Известие о бедности Хемингуэев облетело весь город. Ходили слухи, будто Бамби укладывали спать в ящике комода[275]
. В поисках еды подешевле Хэдли обходила весь город – ежедневная задача, вероятно, особенно угнетающая из-за протертых до дыр подошв. Новые подметки были непозволительной роскошью. Семья пользовалась общественной баней у реки. Чувство вины не покидало Хемингуэя, который мог бы облегчить положение семьи, вернувшись к журналистике, но он хранил верность своему замыслу. Хэдли никогда не жаловалась, и от этого Хемингуэй ощущал себя еще более виноватым.«Того, кто занимается своим делом и получает от него удовольствие, бедность не угнетает», – говорил он[276]

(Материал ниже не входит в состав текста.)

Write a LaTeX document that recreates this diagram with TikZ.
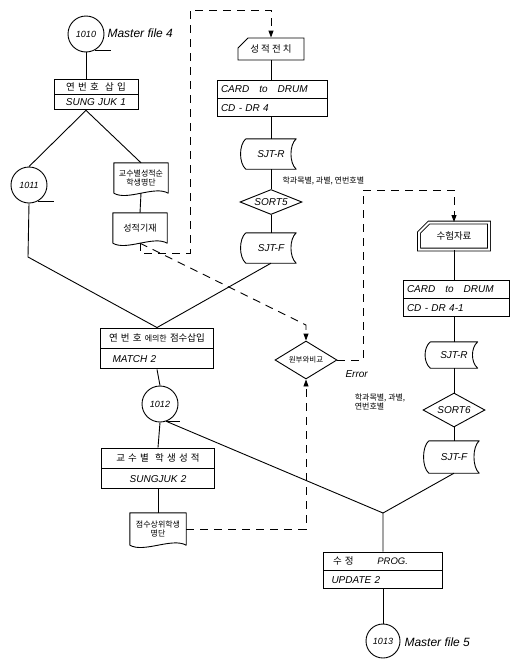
\documentclass[tikz,border=0pt]{standalone}
\usepackage{fontspec}
\setmainfont{Noto Sans CJK KR}
\newfontfamily\latf{Liberation Sans}
\usetikzlibrary{shapes.geometric,shapes.misc,arrows.meta,positioning,calc}

% outline of a document symbol (wavy bottom) round a named node
\newcommand{\docline}[1]{%
  \draw[ln, line join=round] (#1.south west) -- (#1.north west) -- (#1.north east) -- (#1.south east)
    .. controls ($(#1.south)!0.5!(#1.south east)+(0,-8)$) and ($(#1.south west)!0.5!(#1.south)+(0,8)$) .. (#1.south west);}
% outline of a stored data symbol round a named node
\newcommand{\storeline}[1]{%
  \draw[ln, line join=round] (#1.north west) .. controls ($(#1.north west)+(-7,6)$) and ($(#1.south west)+(-7,-6)$) .. (#1.south west)
    -- (#1.south east) .. controls ($(#1.south east)+(-7,-6)$) and ($(#1.north east)+(-7,6)$) .. (#1.north east) -- (#1.north west);}

\begin{document}
\begin{tikzpicture}[x=1pt, y=-1pt,
  ln/.style={line width=0.9pt},
  dsh/.style={line width=0.9pt, dash pattern=on 8pt off 6pt},
  arr/.style={-{Triangle[length=7pt,width=5pt]}},
  kortext/.style={font=\fontsize{9.5}{11}\selectfont},
  keytext/.style={font=\fontsize{8}{9.5}\selectfont},
  lat/.style={font=\latf\itshape\fontsize{10}{11}\selectfont},
  bigl/.style={font=\latf\itshape\fontsize{12}{13}\selectfont},
  tape/.style={circle, draw, ln, minimum size=36pt, inner sep=0pt, font=\latf\itshape\fontsize{9}{10}\selectfont},
  row/.style={draw, ln, minimum height=18pt, inner ysep=0pt, inner xsep=4pt, text width=#1, align=center, kortext},
  doc/.style={draw=none, inner sep=0pt, minimum width=54pt, minimum height=30pt, align=center, keytext},
  store/.style={draw=none, inner sep=0pt, minimum width=50pt, minimum height=30pt, lat},
  card/.style={chamfered rectangle, chamfered rectangle corners=north west, chamfered rectangle xsep=5pt,
    chamfered rectangle ysep=5pt, draw, ln, inner sep=1pt, minimum width=66pt, minimum height=22pt, kortext},
  dec/.style={diamond, draw, ln, aspect=2.5, inner sep=0pt, minimum width=62pt, lat}]
\useasboundingbox (0,0) rectangle (520,659);

% left column
\node[tape] (m4) at (86,34) {1010};
\node[bigl, anchor=west] (m4lbl) at (104,33) {Master file 4};
\node[row=76pt, minimum height=15pt] (ins) at (96,86.5) {연 번 호 \ 삽 입};
\node[row=76pt, minimum height=15pt, lat, below=0pt of ins] (ins2) {SUNG JUK 1};
\node[tape] (f1011) at (29,185) {1011};
\node[doc] (prof) at (141,178) {교수별성적순\\학생명단};
\node[doc, font=\fontsize{9}{10}\selectfont] (entry) at (140,228) {성적기재};
\node[row=105pt, minimum height=20pt] (match) at (157,338) {연 번 호 {\fontsize{8}{9}\selectfont 에의한} 점수삽입};
\node[row=105pt, minimum height=20pt, lat, align=left, below=0pt of match] (match2) {\hspace{8pt}MATCH 2};
\node[tape] (f1012) at (160,404) {1012};
\node[row=105pt, minimum height=20pt] (sung) at (158,458) {교 수 별 \ 학 생 성 적};
\node[row=105pt, minimum height=20pt, lat, below=0pt of sung] (sung2) {SUNGJUK 2};
\node[doc, minimum width=56pt, minimum height=32pt] (top) at (158,529) {점수상위학생\\명단};

% middle column
\node[card] (grade) at (271,49) {성 적 전 치};
\node[row=102pt, lat, align=left] (cd4) at (272,89) {CARD\quad to\quad DRUM};
\node[row=102pt, lat, align=left, below=0pt of cd4] (cd4b) {CD - DR 4};
\node[store] (sjtr1) at (271,154) {SJT-R};
\node[dec, minimum height=25pt] (sort5) at (271,202) {SORT5};
\node[store] (sjtf1) at (271,248) {SJT-F};
\node[keytext, anchor=west] (key5) at (279,181) {학과목별, 과별, 연번호별};
\node[dec, minimum height=38pt, font=\fontsize{7.5}{8.5}\selectfont] (cmp) at (306,360) {원부와비교};
\node[lat, anchor=north west] (err) at (342,367) {Error};

% right column
\node[card, double, double distance=2pt, minimum width=70pt, minimum height=27pt] (exam) at (454,236) {수험자료};
\node[row=98pt, lat, align=left] (cd41) at (456,289) {CARD\quad to\quad DRUM};
\node[row=98pt, lat, align=left, below=0pt of cd41] (cd41b) {CD - DR 4-1};
\node[store, minimum width=47pt, minimum height=26pt] (sjtr2) at (454,355) {SJT-R};
\node[keytext, align=left] (key6) at (380,402) {학과목별, 과별,\\연번호별};
\node[dec, minimum height=34pt] (sort6) at (454,410) {SORT6};
\node[store, minimum height=32pt] (sjtf2) at (454,457) {SJT-F};
\node[row=111pt] (upd) at (383,561) {\makebox[100pt][l]{수 정\hspace{2.5em}{\latf\itshape PROG.}}};
\node[row=111pt, lat, align=left, below=0pt of upd] (upd2) {\hspace{4pt}UPDATE 2};
\node[tape, minimum size=34pt] (f1013) at (383,641) {1013};
\node[bigl, anchor=west] (m5lbl) at (401,642) {Master file 5};

\coordinate (j1) at (28,257);
\coordinate (j2) at (383,513);
\coordinate (lp1) at (190,253);
\coordinate (lp2) at (190,10);
\coordinate (cp1) at (306,325);
\coordinate (er1) at (363,190);

% symbol outlines
\docline{prof}
\docline{entry}
\docline{top}
\storeline{sjtr1}
\storeline{sjtf1}
\storeline{sjtr2}
\storeline{sjtf2}
\draw[ln] (m4.-60) -- ++(16,0);
\draw[ln] (f1011.-60) -- ++(16,0);
\draw[ln] (f1012.-70) -- ++(14,0);

% flow lines
\draw[ln] (m4.south) -- (m4 |- ins.north);
\draw[ln] (ins2.south -| m4) -- (f1011.north);
\draw[ln] (ins2.south -| m4) -- (prof.north);
\draw[ln] (prof.south) -- (entry.north);
\draw[ln] (f1011.south) -- (j1) -- (match.north);
\draw[ln] (sjtf1.south) -- (match.north);
\draw[ln] (match2.south) -- (f1012.north);
\draw[ln] (f1012.south) -- (sung.north);
\draw[ln] (sung2.south) -- (top.north);
\draw[ln] (grade.south) -- (cd4.north -| grade);
\draw[ln] (cd4b.south -| sjtr1) -- (sjtr1.north);
\draw[ln] (sjtr1.south) -- (sort5.north);
\draw[ln] (sort5.south) -- (sjtf1.north);
\draw[ln] (exam.south) -- (cd41.north -| exam);
\draw[ln] (cd41b.south -| sjtr2) -- (sjtr2.north);
\draw[ln] (sjtr2.south) -- (sort6.north);
\draw[ln] (sort6.south) -- (sjtf2.north);
\draw[ln] (sjtf2.south) -- (j2);
\draw[ln] (f1012.-70) -- (j2) -- (upd.north);
\draw[ln] (upd2.south) -- (f1013.north);

% dashed flow
\draw[dsh, arr] (entry.south) |- (lp1) -- (lp2) -| (grade.north);
\draw[dsh, arr] (entry.south) -- (cp1) -- (cmp.north);
\draw[dsh, arr] (cmp.east) -| (er1) -| (exam.north);
\draw[dsh, arr] (top.east) -| (cmp.south);
\end{tikzpicture}
\end{document}
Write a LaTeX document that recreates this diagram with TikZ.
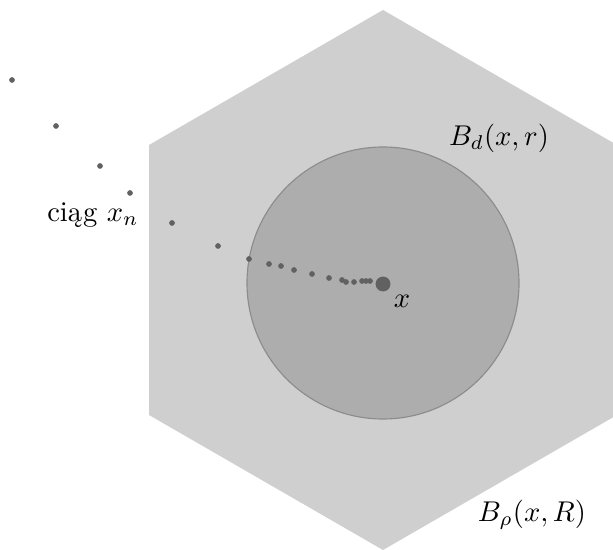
\documentclass[tikz,border=0pt]{standalone}
\begin{document}
\begin{tikzpicture}[x=0.35pt,y=-0.35pt,
  hexfill/.style={fill=black!19},
  ballfill/.style={fill=black!32,draw=black!45,line width=0.4pt},
  seqdot/.style={circle,fill=black!62,inner sep=0pt,minimum size=2pt},
  bigdot/.style={circle,fill=black!62,inner sep=0pt,minimum size=5.2pt},
  lab/.style={inner sep=0pt}]
\useasboundingbox (0,0) rectangle (613,550);
\clip (0,0) rectangle (613,550);
\fill[hexfill] (383,10) -- (617,145) -- (617,415) -- (383,550) -- (149,415) -- (149,145) -- cycle;
\path[ballfill] (383,283) circle[radius=136];
\foreach \px/\py [count=\i] in {12/80,56/126,100/166,130/193,172/223,218/246,249/259,269/264,281/266,294/270,312/274,329/278,342/280,346/282,354/282,362/281,366/281,370/281}
  \node[seqdot] (d\i) at (\px,\py) {};
\node[bigdot] (x) at (383,284) {};
\node[lab] (lx) at (402,301) {$x$};
\node[lab] (lbd) at (499,138) {$B_d(x,r)$};
\node[lab] (lbr) at (532,515) {$B_\rho(x,R)$};
\node[lab] (lseq) at (93,215) {ciąg $x_n$};
\end{tikzpicture}
\end{document}
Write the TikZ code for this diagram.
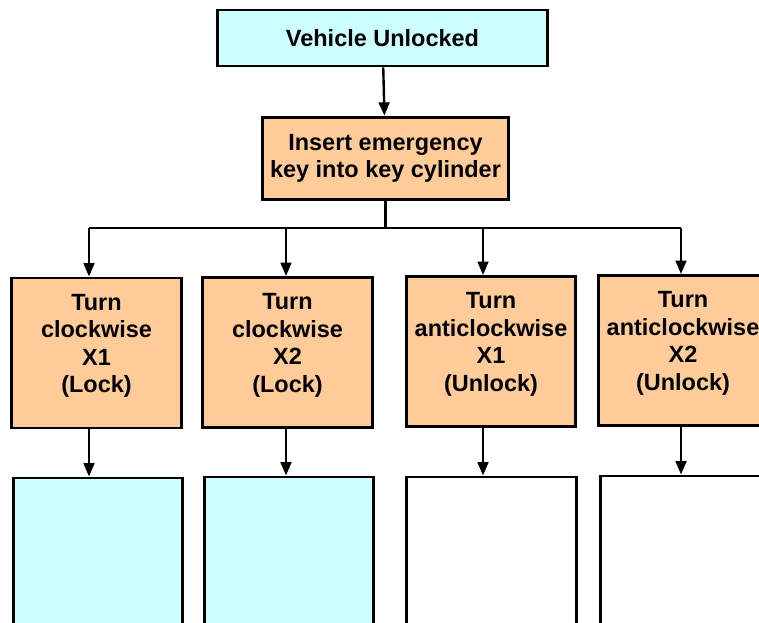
\documentclass[tikz,border=0pt]{standalone}
\usepackage{fontspec}
\setmainfont{Liberation Sans}
\usetikzlibrary{arrows.meta}
\definecolor{litecyan}{rgb}{0.8,1,1}
\definecolor{liteorange}{rgb}{1,0.8,0.6}

\begin{document}
\begin{tikzpicture}[x=0.75pt,y=-0.75pt,line join=miter,
	box/.style={draw,line width=2.2pt,inner sep=0pt,minimum width=127pt,minimum height=112.5pt},
	txt/.style={anchor=north,inner sep=0pt,align=center,font=\bfseries\fontsize{17.6}{20.6}\selectfont},
	link/.style={line width=1.8pt},
	arr/.style={link,-{Triangle[length=10pt,width=8pt]}}]
	\clip (0,0) rectangle (759,623);
	\useasboundingbox (0,0) rectangle (759,623);
	% top of the tree
	\node [box,fill=litecyan,minimum width=248pt,minimum height=42pt,font=\bfseries\fontsize{17.6}{20.6}\selectfont] (unlocked) at (382.5,38) {Vehicle Unlocked};
	\node [box,fill=liteorange,minimum width=185pt,minimum height=62pt,align=center,font=\bfseries\fontsize{17.6}{20.6}\selectfont] (insert) at (385.5,158.5) {Insert emergency\\key into key cylinder};
	\draw [arr] (unlocked) -- (insert);
	% branch points
	\coordinate (j1) at (89,228);
	\coordinate (j2) at (286,228);
	\coordinate (j3) at (483,228);
	\coordinate (j4) at (681,228);
	\draw [link] (insert.south) -- (insert.south |- j1);
	\draw [link] (j1) -- (j4);
	% turning the key
	\node [box,fill=liteorange] (cw1) at (96.5,353) {};
	\node [box,fill=liteorange] (cw2) at (287.5,352.5) {};
	\node [box,fill=liteorange] (acw1) at (491,351.5) {};
	\node [box,fill=liteorange] (acw2) at (683,350.5) {};
	\node [txt] (tcw1) at ([yshift=-13pt]cw1.north) {Turn\\clockwise\\X1\\(Lock)};
	\node [txt] (tcw2) at ([yshift=-13pt]cw2.north) {Turn\\clockwise\\X2\\(Lock)};
	\node [txt] (tacw1) at ([yshift=-13pt]acw1.north) {Turn\\anticlockwise\\X1\\(Unlock)};
	\node [txt] (tacw2) at ([yshift=-13pt]acw2.north) {Turn\\anticlockwise\\X2\\(Unlock)};
	% results
	\node [box,fill=litecyan] (res1) at (98,553) {};
	\node [box,fill=litecyan] (res2) at (289,552) {};
	\node [box,fill=white] (res3) at (491.5,552) {};
	\node [box,fill=white] (res4) at (685,551) {};
	\draw [arr] (j1) -- (j1 |- cw1.north);
	\draw [arr] (j2) -- (j2 |- cw2.north);
	\draw [arr] (j3) -- (j3 |- acw1.north);
	\draw [arr] (j4) -- (j4 |- acw2.north);
	\draw [arr] (cw1.south -| j1) -- (res1.north -| j1);
	\draw [arr] (cw2.south -| j2) -- (res2.north -| j2);
	\draw [arr] (acw1.south -| j3) -- (res3.north -| j3);
	\draw [arr] (acw2.south -| j4) -- (res4.north -| j4);
\end{tikzpicture}
\end{document}
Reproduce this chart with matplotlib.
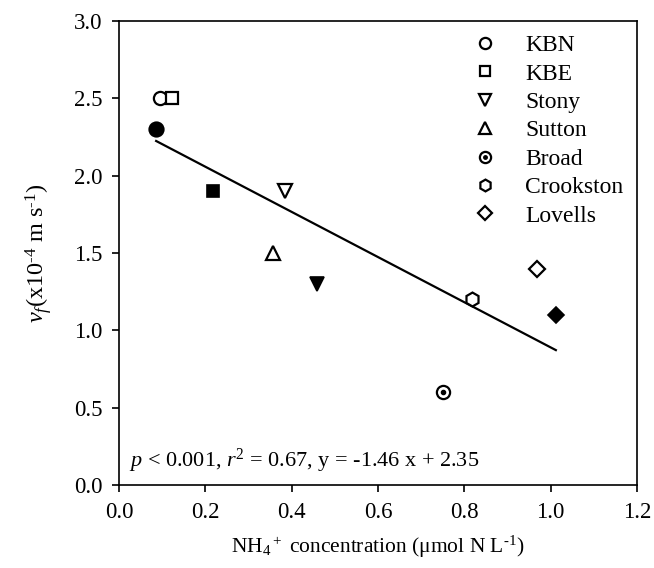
import matplotlib
matplotlib.use("Agg")
import matplotlib.pyplot as plt
import numpy as np
from matplotlib.lines import Line2D
from matplotlib.legend_handler import HandlerTuple

plt.rcParams['font.family'] = ['Liberation Serif', 'DejaVu Serif']
plt.rcParams['mathtext.fontset'] = 'custom'
plt.rcParams['mathtext.rm'] = 'Liberation Serif'
plt.rcParams['mathtext.it'] = 'Liberation Serif:italic'
plt.rcParams['mathtext.bf'] = 'Liberation Serif:bold'

# data
sites = ["KBN", "KBE", "Stony", "Sutton", "Broad", "Crookston", "Lovells"]
site_markers = ["o", "s", "v", "^", "o", "h", "D"]
open_x = [0.095, 0.123, 0.385, 0.357, 0.750, 0.818, 0.968]
open_y = [2.5, 2.5, 1.9, 1.5, 0.6, 1.2, 1.4]
filled_sites = ["KBN", "KBE", "Stony", "Lovells"]
filled_x = [0.086, 0.218, 0.459, 1.012]
filled_y = [2.3, 1.9, 1.3, 1.1]
slope, intercept = -1.46, 2.35
xticks = [0.0, 0.2, 0.4, 0.6, 0.8, 1.0, 1.2]
yticks = [0.0, 0.5, 1.0, 1.5, 2.0, 2.5, 3.0]

sizes = {"o": 9.5, "s": 9, "v": 9.5, "^": 9.5, "h": 10, "D": 8}

fig = plt.figure(figsize=(6.54, 5.68), dpi=100)
ax = fig.add_axes([0.182, 0.146, 0.792, 0.817])

handles = []
for name, m, x, y in zip(sites, site_markers, open_x, open_y):
    ms = sizes[m]
    ax.plot([x], [y], linestyle='none', marker=m, ms=ms, mfc='white',
            mec='black', mew=1.6, zorder=3)
    h = Line2D([], [], linestyle='none', marker=m, ms=ms * 0.85, mfc='white',
               mec='black', mew=1.6)
    if name == "Broad":
        ax.plot([x], [y], linestyle='none', marker='o', ms=3, mfc='black',
                mec='black', zorder=4)
        dot = Line2D([], [], linestyle='none', marker='o', ms=2.5,
                     mfc='black', mec='black')
        handles.append((h, dot))
    else:
        handles.append(h)

for name, x, y in zip(filled_sites, filled_x, filled_y):
    m = site_markers[sites.index(name)]
    ms = sizes[m] + (1 if m == 'o' else 0)
    ax.plot([x], [y], linestyle='none', marker=m, ms=ms, mfc='black',
            mec='black', mew=1.2, zorder=3)

allx = np.array(open_x + filled_x)
xl = np.array([allx.min(), allx.max()])
ax.plot(xl, slope * xl + intercept, color='black', lw=1.6, zorder=2)

ax.set_xlim(0, 1.2)
ax.set_ylim(0, 3.0)
ax.set_xticks(xticks)
ax.set_yticks(yticks)
ax.set_xticklabels([f"{t:.1f}" for t in xticks])
ax.set_yticklabels([f"{t:.1f}" for t in yticks])
ax.tick_params(direction='out', length=5, width=1.2, labelsize=16.5,
               top=False, right=False, pad=7)
for s in ax.spines.values():
    s.set_linewidth(1.2)

ax.set_xlabel(r"NH$_4$$^+$ concentration (μmol N L$^{\text{-}1}$)", fontsize=15.5,
              labelpad=8)
ax.set_ylabel(r"$v_f$(x10$^{\text{-}4}$ m s$^{\text{-}1}$)", fontsize=17.5,
              labelpad=14)

ax.text(0.022, 0.12, r"$p$ < 0.001, $r^2$ = 0.67, y = -1.46 x + 2.35",
        fontsize=16, ha='left', va='baseline')

leg = ax.legend(handles, sites, loc='upper right', frameon=False,
                fontsize=17, handler_map={tuple: HandlerTuple(ndivide=1, pad=0)},
                handlelength=1.0, handletextpad=1.2, labelspacing=0.29,
                borderaxespad=0.3, bbox_to_anchor=(1.005, 1.006))

fig.savefig("out.png", dpi=100)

.Семья отказывалась принимать жесты милосердия. Жена Билла Берда заказала своей портнихе платье для Хэдли, одежда которой превратилась в лохмотья. От смущения Хэдли разрыдалась и не стала носить новый наряд[277]
. Они с Хемингуэем не считали себя бедными или ущербными: позднее он писал, что в действительности они ставили себя выше более состоятельных сверстников, кто по своей глупости не подозревает о простых радостях жизни. В отличие от них Хемингуэи искали роскошь в самом необходимом, наслаждались сытной крестьянской едой и теплом друг друга ночью под одеялом.Однако голод продолжал терзать Хемингуэя круглые сутки. Даже когда им с женой удавалось поужинать, ощущение голода не исчезало. Не пропадало оно и после того, как пара предавалась любви в темноте. Голод будил Хемингуэя по ночам, когда Хэдли мирно спала рядом с ним, озаренная лунным светом.
Его голод имел мало отношения к еде, и он был утолен, лишь когда Хемингуэй достиг цели.